What type of lease should you use?

 

Lease

Lease agreement

Standard Residential Lease, Nova Scotia

The lease.  This is the most important document that the landlord / property manager and the tenant have. It needs to be taken seriously, Shelly and I have often compared it to a marriage or a loan (please see our post on how to do a proper lease signing). There are several different types of leases, and it is extremely important to know which one you should use.

The following are questions and answers to help you decide which lease is best for you and your tenants.

What kind of lease terms are available in your province or state?

The kind of leases available in Nova Scotia are fixed term, weekly, month to month and annual.

A fixed term lease has a defined beginning and end.  It can be 3 months, 6 months or 1 year.  Notice does not have to be provided, and the tenant or landlord do not have to extend it any longer than the defined term.  They do have the option to sign a new lease after the defined time.  The tenure rules do not apply since it is a specific term.

A weekly lease requires 1 weeks notice by the tenant or notice by the landlord for specified reasons.

A month to month lease requires 1 months notice by the tenant or notice by the landlord for specified reasons.

In an annual lease the tenant needs to give 3 months notice before the end of the lease, or it will be automatically renewed.  The landlord can only give notice for specified reasons.

What are the tenant tenure rules in your province or state?

In Nova Scotia the residential tenancy rules changed a couple of years ago.  The biggest change was that as soon as a tenant moves in, they have tenure.  The previous rule was that a tenant had to live in a place for five years before they had tenure.  Please not the tenure rule does not apply to fixed term leases.

What does this mean for landlords in plain English?

The moment a tenant takes possession of a property they have all the residential tenancy rights stacked in their favor.  They still have to abide by the terms of the lease, however, you cannot remove them from the property unless they stop paying rent, violate the terms of the lease, you as the owner plan to move in (or have a relative move in), or are doing a major renovation that makes the unit unlivable.

We have found the best lease to start any new relationship with is a fixed term.  We start with a six month fixed term, with an option to renew as long as everything is going well for both the tenant and the building owner. The six month period gives both the tenant and us enough time to make sure it is going to be the right fit.  If either party does not think it is the right fit, no other paperwork needs to be done.  When the fixed term ends the tenant can just walk away.  If the relationship is working out well, then all that needs to happen is a new lease needs to be signed. At the end of the six month term you can be a bit more flexible on how to proceed.  I will caution you that if you sign a month to month lease, realize that the tenants only need to provide one months notice.  That can put you in a serious time crunch to fill the vacancy.

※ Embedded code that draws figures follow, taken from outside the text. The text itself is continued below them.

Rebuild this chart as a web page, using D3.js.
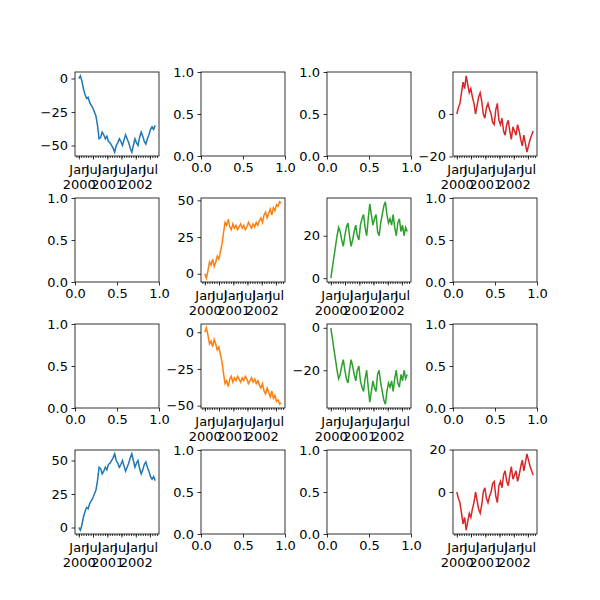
<!DOCTYPE html>
<html>
<head>
<meta charset="UTF-8">
<script src="https://d3js.org/d3.v7.min.js"></script>
<style>
body { margin: 0; background: white; }
text { font-family: "DejaVu Sans", sans-serif; }
</style>
</head>
<body>
<div id="chart"></div>
<script>
// random-walk series, one value every 20 days from 2000-01-01
const seriesA = [0,2,-2,-8,-12,-15,-14,-18,-20,-22,-25,-28,-35,-45,-44,-40,-42,-45,-43,-47,-48,-50,-52,-55,-50,-48,-45,-47,-50,-46,-42,-45,-48,-52,-55,-50,-45,-48,-50,-44,-40,-43,-47,-49,-45,-42,-38,-36,-38,-35];
const seriesB = [0,-3,2,8,6,10,5,8,12,10,15,20,28,35,33,37,32,30,34,31,33,30,32,34,31,33,30,32,35,33,31,34,32,35,33,36,38,35,40,42,38,41,44,40,45,43,47,46,49,48];
const seriesC = [0,5,10,15,20,24,22,18,15,20,24,26,20,15,18,22,25,20,18,25,28,30,24,20,28,35,30,25,28,30,22,20,26,30,34,36,30,26,28,25,30,24,20,26,28,22,25,20,24,22];
const seriesD = [0,3,5,10,15,12,18,14,10,12,8,5,0,4,8,10,6,0,-2,3,5,2,0,-4,-5,2,5,-3,-5,-2,-8,-10,-5,-3,-8,-12,-6,-8,-10,-5,-8,-12,-15,-10,-14,-18,-15,-12,-10,-8];
const colors = { A: "#1f77b4", B: "#ff7f0e", C: "#2ca02c", D: "#d62728" };
const series = {
    A: seriesA, B: seriesB, C: seriesC, D: seriesD,
    nA: seriesA.map(v => -v), nB: seriesB.map(v => -v), nC: seriesC.map(v => -v), nD: seriesD.map(v => -v)
};
const yTicks = { A: [0,-25,-50], B: [0,25,50], C: [0,20], D: [0,-20], nA: [0,25,50], nB: [0,-25,-50], nC: [0,-20], nD: [0,20] };
// grid layout, null = empty axes
const layout = [
    ["A", null, null, "D"],
    [null, "B", "C", null],
    [null, "nB", "nC", null],
    ["nA", null, null, "nD"]
];

const start = new Date(2000, 0, 1);
const dates = seriesA.map((_, i) => d3.timeDay.offset(start, i * 20));
const size = 84, step = 126, marginLeft = 75, marginTop = 72;

const svg = d3.select("#chart").append("svg").attr("width", 600).attr("height", 600);

function styleAxis(g) {
    g.selectAll("text").attr("font-size", 13).attr("fill", "black");
    g.selectAll(".domain").remove();
    g.selectAll("line").attr("stroke", "black").attr("stroke-width", 0.8);
}

layout.forEach((row, r) => row.forEach((key, c) => {
    const g = svg.append("g").attr("transform", `translate(${marginLeft + c * step},${marginTop + r * step})`);
    let x, y;
    if (key) {
        const vals = series[key];
        const t0 = dates[0], t1 = dates[dates.length - 1];
        const dt = (t1 - t0) * 0.05;
        x = d3.scaleTime().domain([new Date(+t0 - dt), new Date(+t1 + dt)]).range([0, size]);
        const [lo, hi] = d3.extent(vals);
        const pad = (hi - lo) * 0.05;
        y = d3.scaleLinear().domain([lo - pad, hi + pad]).range([size, 0]);
        const line = d3.line().x((d, i) => x(dates[i])).y(d => y(d));
        g.append("path").datum(vals).attr("d", line).attr("fill", "none")
            .attr("stroke", colors[key.replace("n", "")]).attr("stroke-width", 1.5);
        // minor month ticks
        g.append("g").attr("transform", `translate(0,${size})`)
            .call(d3.axisBottom(x).ticks(d3.timeMonth.every(1)).tickSize(2).tickFormat(""))
            .call(styleAxis);
        const majors = d3.timeMonth.every(6).range(x.domain()[0], x.domain()[1]);
        const xa = g.append("g").attr("transform", `translate(0,${size})`)
            .call(d3.axisBottom(x).tickValues(majors).tickSize(3.5).tickPadding(3.5).tickFormat(""))
            .call(styleAxis);
        xa.selectAll(".tick").append("text").attr("font-size", 13).attr("fill", "black")
            .attr("text-anchor", "middle").attr("y", 18)
            .text(d => d.getMonth() === 0 ? "Jan" : "Jul");
        xa.selectAll(".tick").filter(d => d.getMonth() === 0).append("text").attr("font-size", 13)
            .attr("fill", "black").attr("text-anchor", "middle").attr("y", 33).text(d => d.getFullYear());
        g.append("g").call(d3.axisLeft(y).tickValues(yTicks[key]).tickSize(3.5).tickPadding(3.5)).call(styleAxis);
    } else {
        x = d3.scaleLinear().domain([0, 1]).range([0, size]);
        y = d3.scaleLinear().domain([0, 1]).range([size, 0]);
        g.append("g").attr("transform", `translate(0,${size})`)
            .call(d3.axisBottom(x).tickValues([0, 0.5, 1]).tickFormat(d3.format(".1f")).tickSize(3.5).tickPadding(3.5))
            .call(styleAxis);
        g.append("g").call(d3.axisLeft(y).tickValues([0, 0.5, 1]).tickFormat(d3.format(".1f")).tickSize(3.5).tickPadding(3.5))
            .call(styleAxis);
    }
    g.append("rect").attr("width", size).attr("height", size).attr("fill", "none")
        .attr("stroke", "black").attr("stroke-width", 0.8);
}));
</script>
</body>
</html>
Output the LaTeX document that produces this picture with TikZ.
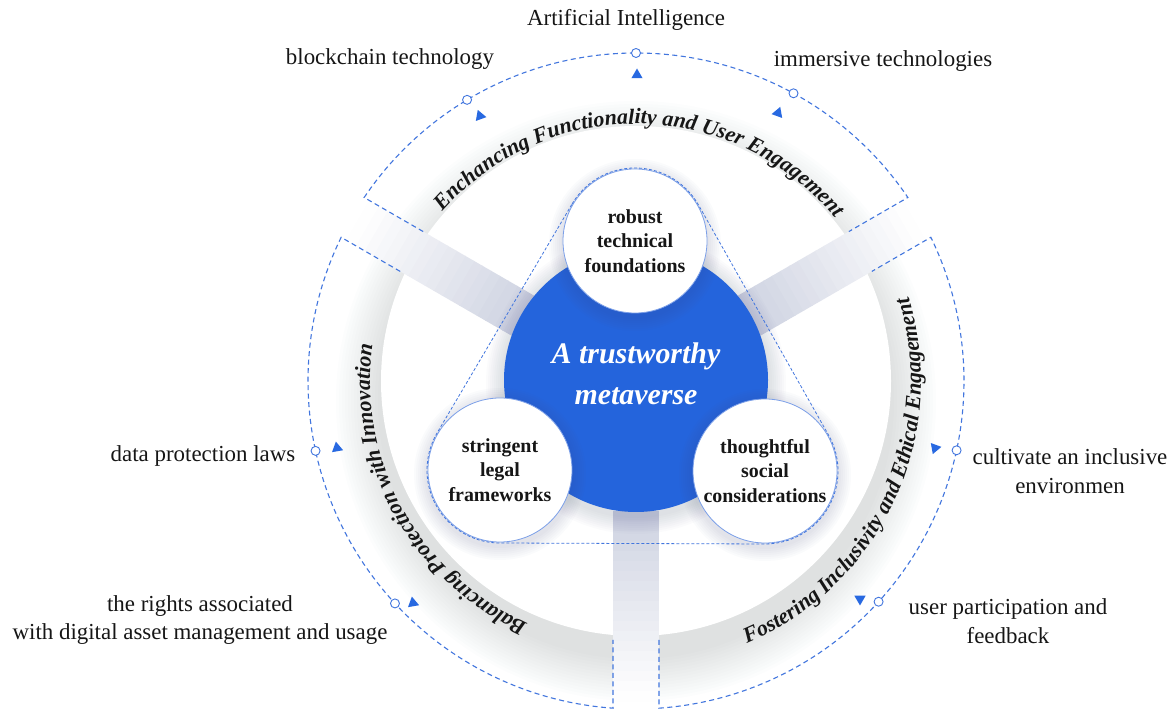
\documentclass[tikz,border=0pt]{standalone}
\usepackage{fontspec}
\setmainfont{Liberation Serif}
\usetikzlibrary{calc,decorations.text,shapes.geometric}
\definecolor{coreblue}{RGB}{36,100,220}
\definecolor{dashblue}{RGB}{66,118,222}
\definecolor{markblue}{RGB}{40,105,225}
\definecolor{spokec}{RGB}{198,203,220}
\definecolor{shadowc}{RGB}{80,90,130}
\definecolor{inkc}{RGB}{22,22,22}
\newcommand\arcfont{\fontsize{22}{26}\selectfont\bfseries\itshape}
\begin{document}
\begin{tikzpicture}[x=1bp,y=1bp,
  outline/.style={draw=dashblue, line width=1.1bp, dash pattern=on 5bp off 3.5bp},
  hullline/.style={draw=dashblue, line width=0.8bp, dash pattern=on 3bp off 2bp},
  ringmark/.style={circle, draw=dashblue, fill=white, line width=0.9bp, minimum size=9bp, inner sep=0pt},
  trimark/.style={regular polygon, regular polygon sides=3, fill=markblue, minimum size=13bp, inner sep=0pt},
  lbl/.style={font=\fontsize{23}{29}\selectfont, text=inkc, align=center, inner sep=0pt},
  pillar/.style={circle, fill=white, draw=dashblue!70, line width=0.8bp, minimum size=144bp, inner sep=0pt, align=center, font=\fontsize{20}{24.5}\selectfont\bfseries, text=inkc},
  core/.style={circle, fill=coreblue, minimum size=264bp, inner sep=0pt},
  coretext/.style={align=center, text=white, font=\fontsize{30}{41}\selectfont\bfseries\itshape, inner sep=0pt},
  arctext/.style={decorate, decoration={text along path, text align=center, text color=inkc, text={|\arcfont|#1}}}
]
\useasboundingbox (0,0) rectangle (1174,711);
\fill[white] (0,0) rectangle (1174,711);
\coordinate (C) at (636,330);
\coordinate (T) at (635,470);
\coordinate (L) at (500,241);
\coordinate (R) at (765,240);

% ring shadow (cast downwards)
\foreach \r in {300,297,...,258} {
  \fill[shadowc, opacity=0.01] ($(C)+(0,-20)$) circle (\r);
}
\fill[white] (C) circle (255);

% spokes
\foreach \ang in {150,30,270} {
  \foreach \k in {0,...,18} {
    \pgfmathtruncatemacro\ra{130+10*\k}
    \pgfmathtruncatemacro\rb{\ra+11}
    \pgfmathtruncatemacro\pc{85-4.6*\k}
    \begin{scope}[shift={(C)}, rotate=\ang]
      \fill[spokec!\pc!white] (\ra,-23) rectangle (\rb,23);
    \end{scope}
  }
}

% sector outlines
\draw[outline] ($(C)+(150:259)+(60:23)$) -- ($(C)+(145.98:328)$)
  arc[start angle=145.98, end angle=34.02, radius=328] -- ($(C)+(30:259)+(120:23)$);
\draw[outline] ($(C)+(150:259)+(240:23)$) -- ($(C)+(154.02:328)$)
  arc[start angle=154.02, end angle=265.98, radius=328] -- ($(C)+(270:259)+(180:23)$);
\draw[outline] ($(C)+(270:259)+(0:23)$) -- ($(C)+(274.02:328)$)
  arc[start angle=274.02, end angle=385.98, radius=328] -- ($(C)+(30:259)+(300:23)$);

% markers
\node[ringmark] (mAI) at ($(C)+(90:328)$) {};
\node[ringmark] (mBC) at ($(C)+(121:328)$) {};
\node[ringmark] (mIM) at ($(C)+(61.3:328)$) {};
\node[ringmark] (mDP) at ($(C)+(192.3:328)$) {};
\node[ringmark] (mRA) at ($(C)+(222.7:328)$) {};
\node[ringmark] (mCI) at ($(C)+(347.8:328)$) {};
\node[ringmark] (mUP) at ($(C)+(317.7:328)$) {};

\node[trimark] (tAI) at (637,636) {};
\node[trimark, rotate=-100] (tBC) at (480,595) {};
\node[trimark, rotate=100] (tIM) at (778,598) {};
\node[trimark, rotate=10] (tDP) at (337,263) {};
\node[trimark, rotate=10] (tRA) at (413,108) {};
\node[trimark, rotate=-80] (tCI) at (935,263) {};
\node[trimark, rotate=-60] (tUP) at (860,112) {};

% labels
\node[lbl] (lAI) at (626,691) {Artificial Intelligence};
\node[lbl] (lBC) at (390,652) {blockchain technology};
\node[lbl] (lIM) at (883,650) {immersive technologies};
\node[lbl] (lDP) at (203,255) {data protection laws};
\node[lbl] (lRA) at (200,91) {the rights associated\\with digital asset management and usage};
\node[lbl] (lCI) at (1070,240) {cultivate an inclusive\\environmen};
\node[lbl] (lUP) at (1008,90) {user participation and\\feedback};

% core halo and core
\foreach \r in {150,148,...,134} {
  \fill[shadowc, opacity=0.02] ($(C)+(0,-3)$) circle (\r);
}
\node[core] (core) at (636,331) {};
\node[coretext] (coreT) at (636,337) {A trustworthy\\metaverse};

% pillar shadows
\foreach \p in {T,L,R} {
  \foreach \r in {86,84,...,73} {
    \fill[shadowc, opacity=0.025] ($(\p)+(0,-4)$) circle (\r);
  }
}
\node[pillar] (tech) at (T) {robust\\technical\\foundations};
\node[pillar] (legal) at (L) {stringent\\legal\\frameworks};
\node[pillar] (social) at (R) {thoughtful\\social\\considerations};

% dashed hull
\draw[hullline] ($(T)+(149.5:73)$) arc[start angle=149.5, end angle=29.5, radius=73]
  -- ($(R)+(29.5:73)$) arc[start angle=29.5, end angle=-90, radius=73]
  -- ($(L)+(-90:73)$) arc[start angle=270, end angle=149.5, radius=73] -- cycle;

% arc texts
\path[arctext={Enchancing Functionality and User Engagement}]
  ($(C)+(169:257)$) arc[start angle=169, end angle=9, radius=257];
\path[arctext={Balancing Protection with Innovation}]
  ($(C)+(289:266)$) arc[start angle=289, end angle=129, radius=266];
\path[arctext={Fostering Inclusivity and Ethical Engagement}]
  ($(C)+(255:285)$) arc[start angle=255, end angle=415, radius=285];
\end{tikzpicture}
\end{document}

What is your long term plan for the property, and how long to you plan to lease the property?

When you are leasing up a property it is important to know your long term or short term plan.  If you are planning a major renovation sometime in the next 2 years, then you may only want to do fixed term leases.  Fixed term leases will give you the specified time of when the property will be vacant.

How long does the tenant plan to live in the property?

When you are working out the details of the lease application with your potential tenant, it would be a good idea to ask how long they plan to live in the property.  It might be easiest to write up a lease that works with the tenants timeline.  For example if they are moving to a particular city for a one year work term, it might be a good plan to write 1 one year fixed term or do two 6 month fixed terms.

I hope this post gives you some insight into the types of leases that maybe available in your area.

Make sure you use the best type of lease for you and your tenant (it is a customer service business), know the rules, make sure to screen, build your portfolio with loyal, long term tenants that always pay the rent on time and enjoy leasing from you.